Exercise task: Every line below is to be copied exactly, with the pictures left out.

Available data:
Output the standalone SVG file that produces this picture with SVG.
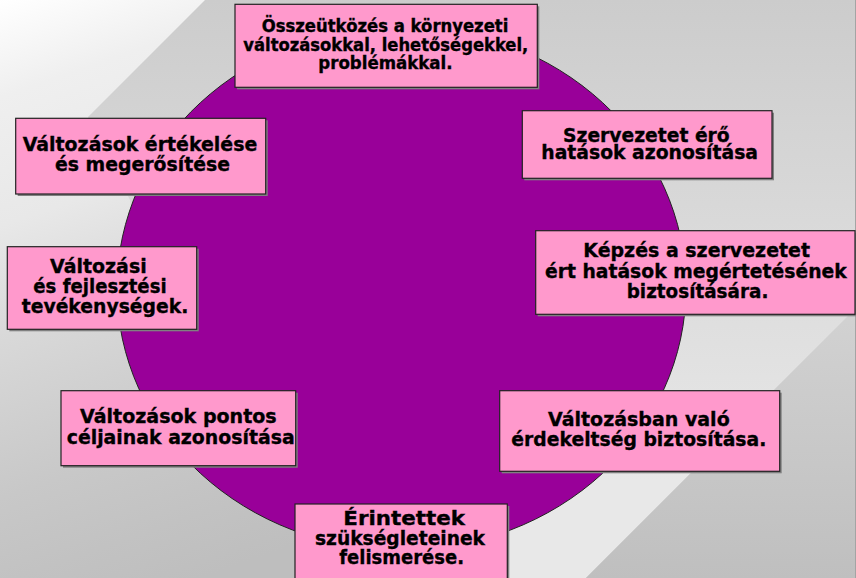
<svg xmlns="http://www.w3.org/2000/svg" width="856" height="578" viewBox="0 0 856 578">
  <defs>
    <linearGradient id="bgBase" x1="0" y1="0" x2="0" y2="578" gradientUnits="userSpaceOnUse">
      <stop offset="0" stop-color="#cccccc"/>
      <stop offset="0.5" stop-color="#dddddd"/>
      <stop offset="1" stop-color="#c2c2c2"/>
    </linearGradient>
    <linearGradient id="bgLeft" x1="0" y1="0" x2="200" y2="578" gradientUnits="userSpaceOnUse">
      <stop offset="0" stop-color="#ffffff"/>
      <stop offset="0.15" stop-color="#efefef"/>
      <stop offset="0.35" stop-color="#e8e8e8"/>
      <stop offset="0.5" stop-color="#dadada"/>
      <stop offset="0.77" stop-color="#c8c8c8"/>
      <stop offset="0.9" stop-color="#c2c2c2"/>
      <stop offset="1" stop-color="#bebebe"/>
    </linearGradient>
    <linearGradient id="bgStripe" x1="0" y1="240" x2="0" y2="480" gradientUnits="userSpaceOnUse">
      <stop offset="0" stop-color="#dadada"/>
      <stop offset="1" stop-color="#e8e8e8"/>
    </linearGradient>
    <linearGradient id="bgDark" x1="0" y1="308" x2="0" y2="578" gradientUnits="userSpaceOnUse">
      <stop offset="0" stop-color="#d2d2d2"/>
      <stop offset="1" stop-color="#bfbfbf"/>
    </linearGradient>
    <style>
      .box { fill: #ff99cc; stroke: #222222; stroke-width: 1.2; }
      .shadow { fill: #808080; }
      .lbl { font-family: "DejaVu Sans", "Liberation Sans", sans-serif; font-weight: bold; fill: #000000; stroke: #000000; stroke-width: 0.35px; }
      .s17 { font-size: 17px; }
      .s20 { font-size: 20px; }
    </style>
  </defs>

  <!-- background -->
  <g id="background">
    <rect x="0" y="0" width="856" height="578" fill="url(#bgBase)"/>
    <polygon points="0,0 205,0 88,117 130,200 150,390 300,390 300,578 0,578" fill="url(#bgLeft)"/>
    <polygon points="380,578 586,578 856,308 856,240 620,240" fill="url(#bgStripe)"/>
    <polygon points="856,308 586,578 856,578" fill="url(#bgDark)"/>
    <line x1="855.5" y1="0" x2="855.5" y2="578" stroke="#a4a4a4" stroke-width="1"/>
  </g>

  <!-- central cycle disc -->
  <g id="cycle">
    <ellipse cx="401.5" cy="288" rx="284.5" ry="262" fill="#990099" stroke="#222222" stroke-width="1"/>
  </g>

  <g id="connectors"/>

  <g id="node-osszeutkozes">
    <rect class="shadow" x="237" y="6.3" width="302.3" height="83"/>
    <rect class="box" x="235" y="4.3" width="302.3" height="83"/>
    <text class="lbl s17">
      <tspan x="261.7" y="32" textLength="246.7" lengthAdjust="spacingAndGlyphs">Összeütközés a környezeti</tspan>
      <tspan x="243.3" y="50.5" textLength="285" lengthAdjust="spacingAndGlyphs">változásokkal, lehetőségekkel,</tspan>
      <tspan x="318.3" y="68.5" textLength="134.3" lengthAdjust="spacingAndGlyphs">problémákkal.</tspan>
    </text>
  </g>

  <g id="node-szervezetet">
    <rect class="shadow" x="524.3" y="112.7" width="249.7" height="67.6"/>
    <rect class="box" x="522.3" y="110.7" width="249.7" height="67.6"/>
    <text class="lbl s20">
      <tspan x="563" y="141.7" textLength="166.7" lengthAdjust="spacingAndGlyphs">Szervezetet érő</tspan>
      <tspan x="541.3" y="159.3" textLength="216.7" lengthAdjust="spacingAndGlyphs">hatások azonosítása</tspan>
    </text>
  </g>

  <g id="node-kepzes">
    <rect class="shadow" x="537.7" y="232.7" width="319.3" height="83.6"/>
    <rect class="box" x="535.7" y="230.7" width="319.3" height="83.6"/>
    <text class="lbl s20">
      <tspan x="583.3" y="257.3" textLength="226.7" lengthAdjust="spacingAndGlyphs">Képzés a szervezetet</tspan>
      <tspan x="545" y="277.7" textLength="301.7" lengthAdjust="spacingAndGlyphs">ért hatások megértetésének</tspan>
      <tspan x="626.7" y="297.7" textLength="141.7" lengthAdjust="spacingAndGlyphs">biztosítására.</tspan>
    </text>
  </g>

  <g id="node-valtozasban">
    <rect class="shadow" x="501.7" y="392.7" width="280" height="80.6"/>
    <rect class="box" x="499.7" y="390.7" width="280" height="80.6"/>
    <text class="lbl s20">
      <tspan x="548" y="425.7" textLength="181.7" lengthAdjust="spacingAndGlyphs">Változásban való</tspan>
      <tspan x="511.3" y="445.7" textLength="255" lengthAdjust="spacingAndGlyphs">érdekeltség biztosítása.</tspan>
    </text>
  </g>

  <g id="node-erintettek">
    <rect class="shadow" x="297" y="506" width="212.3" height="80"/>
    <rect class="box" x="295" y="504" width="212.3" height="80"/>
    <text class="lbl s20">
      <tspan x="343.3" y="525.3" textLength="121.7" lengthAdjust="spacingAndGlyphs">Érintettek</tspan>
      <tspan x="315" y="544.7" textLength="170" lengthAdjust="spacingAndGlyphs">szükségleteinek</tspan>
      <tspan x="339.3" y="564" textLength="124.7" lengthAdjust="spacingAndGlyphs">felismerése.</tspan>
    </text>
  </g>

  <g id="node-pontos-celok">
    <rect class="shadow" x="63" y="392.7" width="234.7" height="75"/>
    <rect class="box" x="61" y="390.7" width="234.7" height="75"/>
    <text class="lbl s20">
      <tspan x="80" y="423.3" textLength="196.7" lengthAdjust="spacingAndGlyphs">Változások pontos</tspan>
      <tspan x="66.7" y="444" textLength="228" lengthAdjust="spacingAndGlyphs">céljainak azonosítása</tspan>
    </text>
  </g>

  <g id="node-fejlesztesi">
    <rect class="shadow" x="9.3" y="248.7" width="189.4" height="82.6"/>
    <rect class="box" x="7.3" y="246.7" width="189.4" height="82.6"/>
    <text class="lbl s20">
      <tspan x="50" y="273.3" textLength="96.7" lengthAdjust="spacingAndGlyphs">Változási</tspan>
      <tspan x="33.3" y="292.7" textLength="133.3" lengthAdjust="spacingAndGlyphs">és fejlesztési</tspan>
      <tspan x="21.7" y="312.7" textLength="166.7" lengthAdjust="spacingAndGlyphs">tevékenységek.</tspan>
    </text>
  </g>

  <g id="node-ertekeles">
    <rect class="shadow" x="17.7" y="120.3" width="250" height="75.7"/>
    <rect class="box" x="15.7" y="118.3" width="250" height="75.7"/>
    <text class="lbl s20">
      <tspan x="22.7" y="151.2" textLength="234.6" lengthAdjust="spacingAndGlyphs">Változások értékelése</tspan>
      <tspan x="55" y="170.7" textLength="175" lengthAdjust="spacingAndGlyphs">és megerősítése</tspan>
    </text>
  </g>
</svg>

Answer:
Output the standalone SVG file that produces this picture with SVG.
<svg xmlns="http://www.w3.org/2000/svg" width="856" height="578" viewBox="0 0 856 578">
  <defs>
    <linearGradient id="bgBase" x1="0" y1="0" x2="0" y2="578" gradientUnits="userSpaceOnUse">
      <stop offset="0" stop-color="#cccccc"/>
      <stop offset="0.5" stop-color="#dddddd"/>
      <stop offset="1" stop-color="#c2c2c2"/>
    </linearGradient>
    <linearGradient id="bgLeft" x1="0" y1="0" x2="200" y2="578" gradientUnits="userSpaceOnUse">
      <stop offset="0" stop-color="#ffffff"/>
      <stop offset="0.15" stop-color="#efefef"/>
      <stop offset="0.35" stop-color="#e8e8e8"/>
      <stop offset="0.5" stop-color="#dadada"/>
      <stop offset="0.77" stop-color="#c8c8c8"/>
      <stop offset="0.9" stop-color="#c2c2c2"/>
      <stop offset="1" stop-color="#bebebe"/>
    </linearGradient>
    <linearGradient id="bgStripe" x1="0" y1="240" x2="0" y2="480" gradientUnits="userSpaceOnUse">
      <stop offset="0" stop-color="#dadada"/>
      <stop offset="1" stop-color="#e8e8e8"/>
    </linearGradient>
    <linearGradient id="bgDark" x1="0" y1="308" x2="0" y2="578" gradientUnits="userSpaceOnUse">
      <stop offset="0" stop-color="#d2d2d2"/>
      <stop offset="1" stop-color="#bfbfbf"/>
    </linearGradient>
    <style>
      .box { fill: #ff99cc; stroke: #222222; stroke-width: 1.2; }
      .shadow { fill: #808080; }
      .lbl { font-family: "DejaVu Sans", "Liberation Sans", sans-serif; font-weight: bold; fill: #000000; stroke: #000000; stroke-width: 0.35px; }
      .s17 { font-size: 17px; }
      .s20 { font-size: 20px; }
    </style>
  </defs>

  <!-- background -->
  <g id="background">
    <rect x="0" y="0" width="856" height="578" fill="url(#bgBase)"/>
    <polygon points="0,0 205,0 88,117 130,200 150,390 300,390 300,578 0,578" fill="url(#bgLeft)"/>
    <polygon points="380,578 586,578 856,308 856,240 620,240" fill="url(#bgStripe)"/>
    <polygon points="856,308 586,578 856,578" fill="url(#bgDark)"/>
    <line x1="855.5" y1="0" x2="855.5" y2="578" stroke="#a4a4a4" stroke-width="1"/>
  </g>

  <!-- central cycle disc -->
  <g id="cycle">
    <ellipse cx="401.5" cy="288" rx="284.5" ry="262" fill="#990099" stroke="#222222" stroke-width="1"/>
  </g>

  <g id="connectors"/>

  <g id="node-osszeutkozes">
    <rect class="shadow" x="237" y="6.3" width="302.3" height="83"/>
    <rect class="box" x="235" y="4.3" width="302.3" height="83"/>
    <text class="lbl s17">
      <tspan x="261.7" y="32" textLength="246.7" lengthAdjust="spacingAndGlyphs">Összeütközés a környezeti</tspan>
      <tspan x="243.3" y="50.5" textLength="285" lengthAdjust="spacingAndGlyphs">változásokkal, lehetőségekkel,</tspan>
      <tspan x="318.3" y="68.5" textLength="134.3" lengthAdjust="spacingAndGlyphs">problémákkal.</tspan>
    </text>
  </g>

  <g id="node-szervezetet">
    <rect class="shadow" x="524.3" y="112.7" width="249.7" height="67.6"/>
    <rect class="box" x="522.3" y="110.7" width="249.7" height="67.6"/>
    <text class="lbl s20">
      <tspan x="563" y="141.7" textLength="166.7" lengthAdjust="spacingAndGlyphs">Szervezetet érő</tspan>
      <tspan x="541.3" y="159.3" textLength="216.7" lengthAdjust="spacingAndGlyphs">hatások azonosítása</tspan>
    </text>
  </g>

  <g id="node-kepzes">
    <rect class="shadow" x="537.7" y="232.7" width="319.3" height="83.6"/>
    <rect class="box" x="535.7" y="230.7" width="319.3" height="83.6"/>
    <text class="lbl s20">
      <tspan x="583.3" y="257.3" textLength="226.7" lengthAdjust="spacingAndGlyphs">Képzés a szervezetet</tspan>
      <tspan x="545" y="277.7" textLength="301.7" lengthAdjust="spacingAndGlyphs">ért hatások megértetésének</tspan>
      <tspan x="626.7" y="297.7" textLength="141.7" lengthAdjust="spacingAndGlyphs">biztosítására.</tspan>
    </text>
  </g>

  <g id="node-valtozasban">
    <rect class="shadow" x="501.7" y="392.7" width="280" height="80.6"/>
    <rect class="box" x="499.7" y="390.7" width="280" height="80.6"/>
    <text class="lbl s20">
      <tspan x="548" y="425.7" textLength="181.7" lengthAdjust="spacingAndGlyphs">Változásban való</tspan>
      <tspan x="511.3" y="445.7" textLength="255" lengthAdjust="spacingAndGlyphs">érdekeltség biztosítása.</tspan>
    </text>
  </g>

  <g id="node-erintettek">
    <rect class="shadow" x="297" y="506" width="212.3" height="80"/>
    <rect class="box" x="295" y="504" width="212.3" height="80"/>
    <text class="lbl s20">
      <tspan x="343.3" y="525.3" textLength="121.7" lengthAdjust="spacingAndGlyphs">Érintettek</tspan>
      <tspan x="315" y="544.7" textLength="170" lengthAdjust="spacingAndGlyphs">szükségleteinek</tspan>
      <tspan x="339.3" y="564" textLength="124.7" lengthAdjust="spacingAndGlyphs">felismerése.</tspan>
    </text>
  </g>

  <g id="node-pontos-celok">
    <rect class="shadow" x="63" y="392.7" width="234.7" height="75"/>
    <rect class="box" x="61" y="390.7" width="234.7" height="75"/>
    <text class="lbl s20">
      <tspan x="80" y="423.3" textLength="196.7" lengthAdjust="spacingAndGlyphs">Változások pontos</tspan>
      <tspan x="66.7" y="444" textLength="228" lengthAdjust="spacingAndGlyphs">céljainak azonosítása</tspan>
    </text>
  </g>

  <g id="node-fejlesztesi">
    <rect class="shadow" x="9.3" y="248.7" width="189.4" height="82.6"/>
    <rect class="box" x="7.3" y="246.7" width="189.4" height="82.6"/>
    <text class="lbl s20">
      <tspan x="50" y="273.3" textLength="96.7" lengthAdjust="spacingAndGlyphs">Változási</tspan>
      <tspan x="33.3" y="292.7" textLength="133.3" lengthAdjust="spacingAndGlyphs">és fejlesztési</tspan>
      <tspan x="21.7" y="312.7" textLength="166.7" lengthAdjust="spacingAndGlyphs">tevékenységek.</tspan>
    </text>
  </g>

  <g id="node-ertekeles">
    <rect class="shadow" x="17.7" y="120.3" width="250" height="75.7"/>
    <rect class="box" x="15.7" y="118.3" width="250" height="75.7"/>
    <text class="lbl s20">
      <tspan x="22.7" y="151.2" textLength="234.6" lengthAdjust="spacingAndGlyphs">Változások értékelése</tspan>
      <tspan x="55" y="170.7" textLength="175" lengthAdjust="spacingAndGlyphs">és megerősítése</tspan>
    </text>
  </g>
</svg>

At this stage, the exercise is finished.